Thank you for trusting your question to JA today. I am a licensed attorney with over a decade of law practice and over 20 years of experience in the legal field. I’m happy to be of assistance.
The problem here is that the employer took just enough action to be legally protected against any sort of claim by you with the EEOC. While the email was certainly offensive, nothing in the law mandates that the employer terminate someone for making such a comment. In fact, there are numerous cases at the Federal court level that indicate that a single incident of using a derogatory is not sufficient to establish a hostile work environment.
Chastising the employee and making him go to a class is a legally sufficient method of redress.
Now, if you are continuing to have issues with these people, you could attempt to argue that this is a continuing act of discrimination based on gender, but I don't really see that going very far. While the term used is commonly thought to be gender specific and derogatory, it is not necessarily an indication of gender specific discrimination. The matter may just be personal and have nothing to do with your gender, which is what they can argue, making this a matter of office politics and not gender discrimination. That would leave you with no real legal recourse here at all.
You could also try to make a case that your review is just a form of retaliation for having complained about gender discrimination. That could have some success, but only if you actually made a complaint specifically alleging gender discrimination.

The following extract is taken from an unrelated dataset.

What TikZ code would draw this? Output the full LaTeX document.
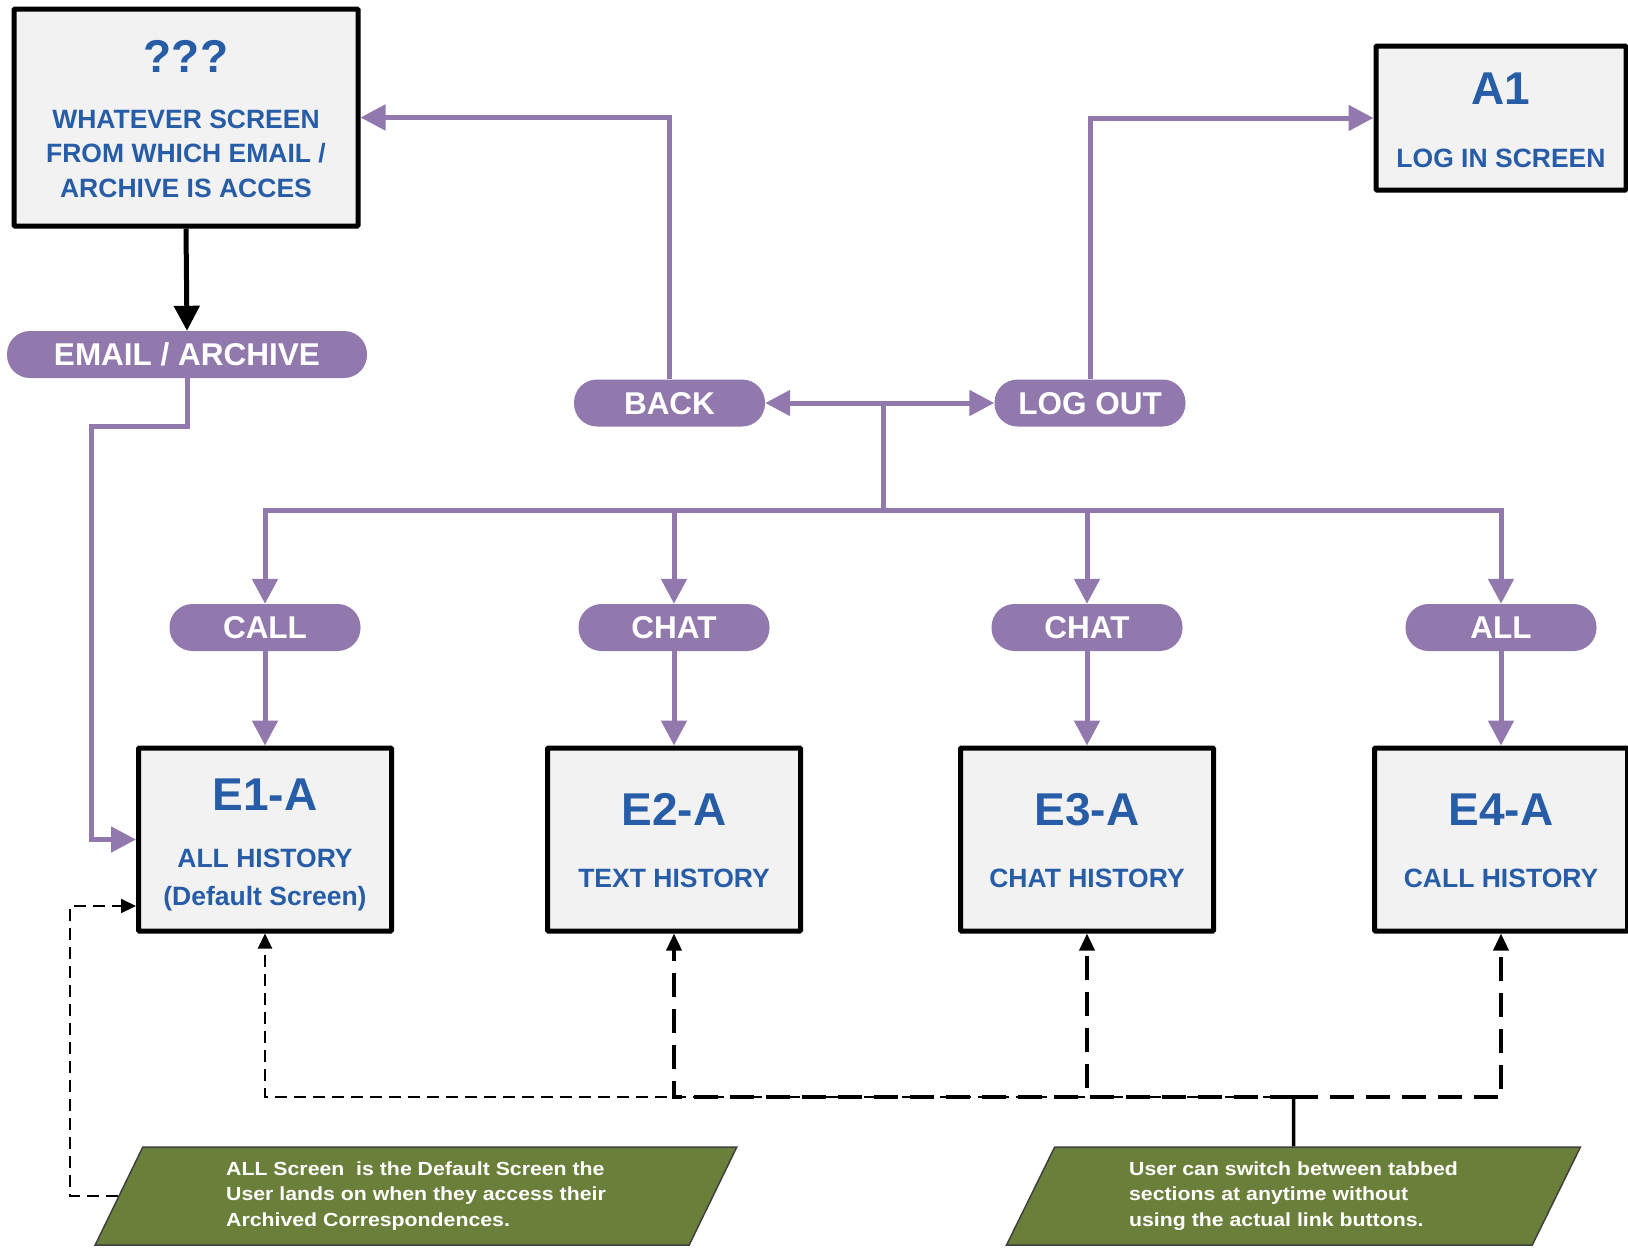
\documentclass[tikz,border=0pt]{standalone}
\usepackage{fontspec}
\setmainfont{Liberation Sans}
\newfontfamily\notefont{Liberation Sans}[FakeStretch=1.12]
\usetikzlibrary{arrows.meta,shapes.geometric,calc}
\definecolor{vio}{HTML}{9179AD}
\definecolor{txtblue}{HTML}{275DA7}
\definecolor{boxfill}{HTML}{F2F2F2}
\definecolor{notegreen}{HTML}{6A7F3A}
\tikzset{
  screenbox/.style={draw=black, line width=5pt, fill=boxfill, inner sep=0pt, rounded corners=1pt},
  ttl/.style={text=txtblue, font=\fontsize{46}{46}\selectfont\bfseries, inner sep=0pt, anchor=base},
  sub/.style={text=txtblue, font=\fontsize{26.5}{30}\selectfont\bfseries, inner sep=0pt, anchor=base},
  pill/.style={fill=vio, rounded corners=23pt, text=white, font=\fontsize{31.5}{32}\selectfont\bfseries,
    inner sep=0pt, minimum width=191pt, minimum height=47pt, text height=22.5pt, text depth=0pt},
  link/.style={draw=vio, line width=5pt, -{Triangle[length=25pt,width=25pt]}},
  blacklink/.style={draw=black, line width=5pt, -{Triangle[length=25pt,width=25pt]}},
  thindash/.style={draw=black, line width=2pt, dash pattern=on 12pt off 7pt, -{Triangle[length=15pt,width=14pt]}},
  thickdash/.style={draw=black, line width=3.5pt, dash pattern=on 24pt off 12pt, -{Triangle[length=17pt,width=15pt]}},
  note/.style={trapezium, trapezium left angle=64.4, trapezium right angle=115.6, trapezium stretches=true,
    fill=notegreen, draw=black!75, line width=1.5pt, text=white, align=left,
    font=\notefont\fontsize{19}{25.7}\selectfont\bfseries, minimum height=98pt, inner sep=0pt}
}
\begin{document}
\begin{tikzpicture}[x=1pt,y=-1pt]
\useasboundingbox (0,0) rectangle (1628,1251);

% top boxes
\node[screenbox, minimum width=344pt, minimum height=217pt] (q) at (186,117.5) {};
\node[ttl] (qt) at (186,72) {???};
\node[sub] (qs1) at (186,128) {WHATEVER SCREEN};
\node[sub] (qs2) at (186,162) {FROM WHICH EMAIL /};
\node[sub] (qs3) at (186,197) {ARCHIVE IS ACCES};

\node[screenbox, minimum width=250pt, minimum height=144pt] (A1) at (1501,118) {};
\node[ttl] (a1t) at (1501,104) {A1};
\node[sub] (a1s) at (1501,167) {LOG IN SCREEN};

% pills
\node[pill, minimum width=360pt] (email) at (187,354.5) {EMAIL / ARCHIVE};
\node[pill] (back) at (669.5,403) {BACK};
\node[pill] (logout) at (1090,403) {LOG OUT};
\node[pill] (call) at (265,627.5) {CALL};
\node[pill] (chat1) at (674,627.5) {CHAT};
\node[pill] (chat2) at (1087,627.5) {CHAT};
\node[pill] (all) at (1501,627.5) {ALL};

% history boxes
\node[screenbox, minimum width=253pt, minimum height=183pt] (E1) at (265,839.5) {};
\node[ttl] (e1t) at (265,810) {E1-A};
\node[sub] (e1s1) at (265,867) {ALL HISTORY};
\node[sub] (e1s2) at (265,905) {(Default Screen)};

\node[screenbox, minimum width=253pt, minimum height=183pt] (E2) at (674,839.5) {};
\node[ttl] (e2t) at (674,825.5) {E2-A};
\node[sub] (e2s) at (674,887.5) {TEXT HISTORY};

\node[screenbox, minimum width=253pt, minimum height=183pt] (E3) at (1087,839.5) {};
\node[ttl] (e3t) at (1087,825.5) {E3-A};
\node[sub] (e3s) at (1087,887.5) {CHAT HISTORY};

\node[screenbox, minimum width=253pt, minimum height=183pt] (E4) at (1501,839.5) {};
\node[ttl] (e4t) at (1501,825.5) {E4-A};
\node[sub] (e4s) at (1501,887.5) {CALL HISTORY};

% notes
\node[note, minimum width=646pt] (ln) at (416,1196) {ALL Screen~ is the Default Screen the\\User lands on when they access their\\Archived Correspondences.};
\node[note, minimum width=577pt] (rn) at (1293.5,1196) {User can switch between tabbed\\sections at anytime without\\using the actual link buttons.};

% connectors
\draw[blacklink] (q.south) -- (email.north);
\coordinate (c1) at (91,426);
\draw[link] (email.south) |- (c1) |- (E1.west);
\draw[link] (back.north) |- (q.east);
\draw[link] (logout.north) |- (A1.west);

\coordinate (hub) at (883,403);
\coordinate (bus) at (883,510);
\draw[link] (hub) -- (back.east);
\draw[link] (hub) -- (logout.west);
\draw[link] (hub) -- (bus) -| (call.north);
\draw[link] (bus) -| (all.north);
\draw[link] (chat1.north |- bus) -- (chat1.north);
\draw[link] (chat2.north |- bus) -- (chat2.north);

\draw[link] (call.south) -- (E1.north);
\draw[link] (chat1.south) -- (E2.north);
\draw[link] (chat2.south) -- (E3.north);
\draw[link] (all.south) -- (E4.north);

% dashed switch lines
\coordinate (J) at (1293.5,1097);
\draw[thindash] (J) -| (E1.south);
\draw[thickdash] (J) -| (E2.south);
\draw[thickdash] (J) -| (E3.south);
\draw[thickdash] (J) -| (E4.south);
\draw[black, line width=3.5pt] (J) -- (rn.north);

\coordinate (lc) at (70,906);
\draw[thindash] (ln.west) -| (lc) -- (E1.west |- lc);
\end{tikzpicture}
\end{document}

Even then, the employer can argue that they addressed that potential with appropriate action and are only now punishing you based your behavior. It would be a more difficult argument for them to make, but the point is that they still have a reasonable argument to make and so winning at trial would not be easy. It would only take one or two jury members to agree with the assertion that you are being over sensitive, whether or not that is true.
Regrettably, on these facts, I think the best you can do is to continue to complain as a means of setting up the ability to quit and get unemployment, by having at least established that the employer is not helping you deal with the continuing harassment of these individuals, regardless of the motivation behind that harassment.
You can always choose to make an EEOC complaint, alleging retaliation, and that alone could take some of the pressure off of you there for some time. It could even result in the offer of a settlement/severance to leave, but you have to fully commit to the argument that all of their treatment is motivated by your having complained of gender discrimination and now in retaliation for your having made that complaint.